In July 2022, Dalrymple made his debut for Mullion Cricket Club in Cornwall where his brother Simon Dalrymple plays. He made an unbeaten 75 in a narrow victory.

==International career==
In June 2006, he made his One Day International debut against Ireland at Stormont, Belfast, scoring 17 off as many balls, and taking 1–51 from nine overs. He also made his Twenty20 International debut against Sri Lanka later that month, taking 1–17 from two overs and scoring 1.

In addition, Dalrymple was selected in the squad to face Pakistan in the 2nd Test at Old Trafford, in what would have been his debut Test appearance. However, he was released from the squad prior to the match, with Monty Panesar preferred instead.

Dalrymple also toured India with the English One Day International team, to compete in the 2006 ICC Champions Trophy.

On 16 December 2006, he was drafted into the England Ashes Squad to replace Ashley Giles, who had flown back to England to tend to his sick wife. Although he did not play in any Test matches, he was a key member of the team during the Commonwealth Bank one-day series that followed, making a superb diving catch to dismiss Australia's Shane Watson as England won the second final.

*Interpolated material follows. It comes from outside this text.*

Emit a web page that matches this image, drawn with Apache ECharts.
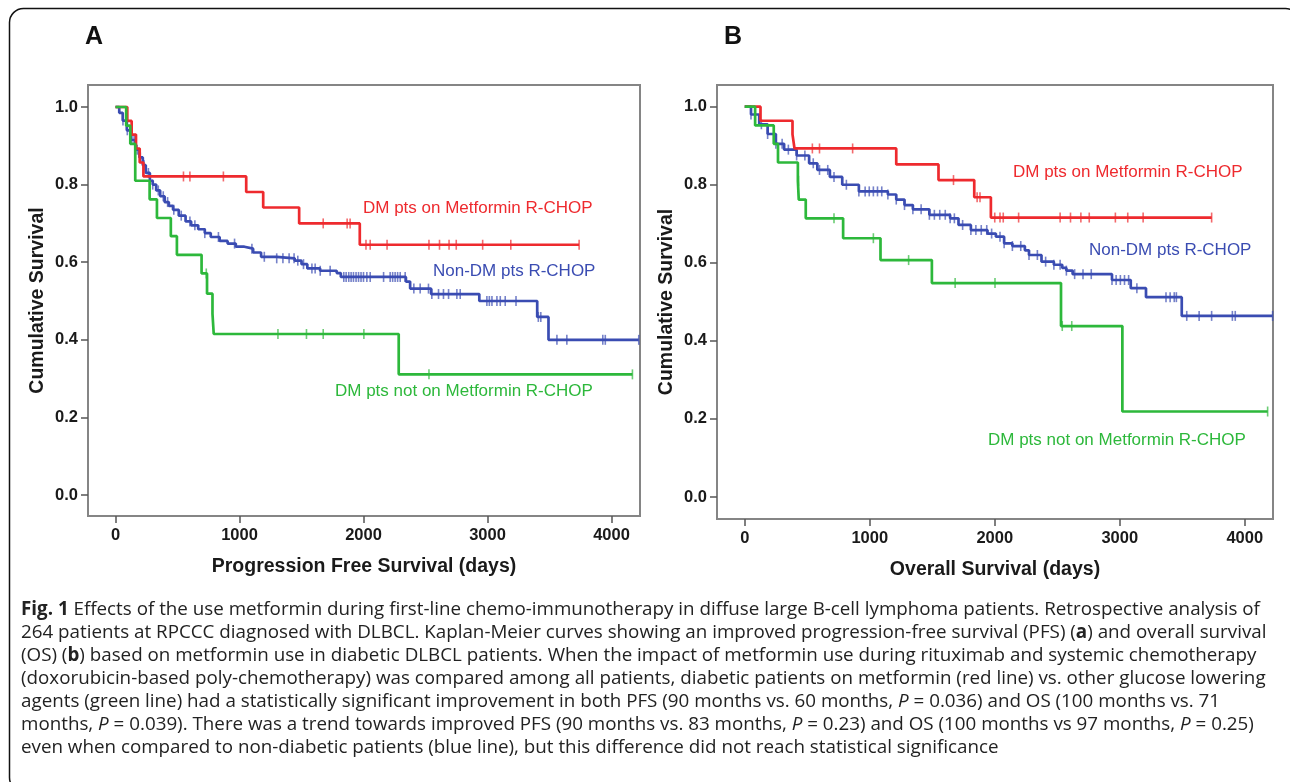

Dalrymple was selected for England's first two games of 2007 Cricket World Cup. However, after posting only scores of 2 and 3, and taking only one wicket, he was dropped. He did, however, return for England's final game of the Super 8 series against the West Indies.

== Personal life ==
Like former Middlesex teammates Andrew Strauss and Ben Hutton, Dalrymple was educated at Radley College, before going on to study Modern History at St Peter's College, Oxford, achieving a 2:1 whilst also captaining the Blues. He is married to Sophie Sackler of the Sackler family, most known as the family behind Purdue Pharma, the makers of OxyContin, the pain relief medication at the centre of an opioid crisis in the US.

His grandfather, Ian Dalrymple, was a successful screenwriter, film director, and producer, who introduced Dirk Bogarde to the British Cinema in "Esther Waters" (1948).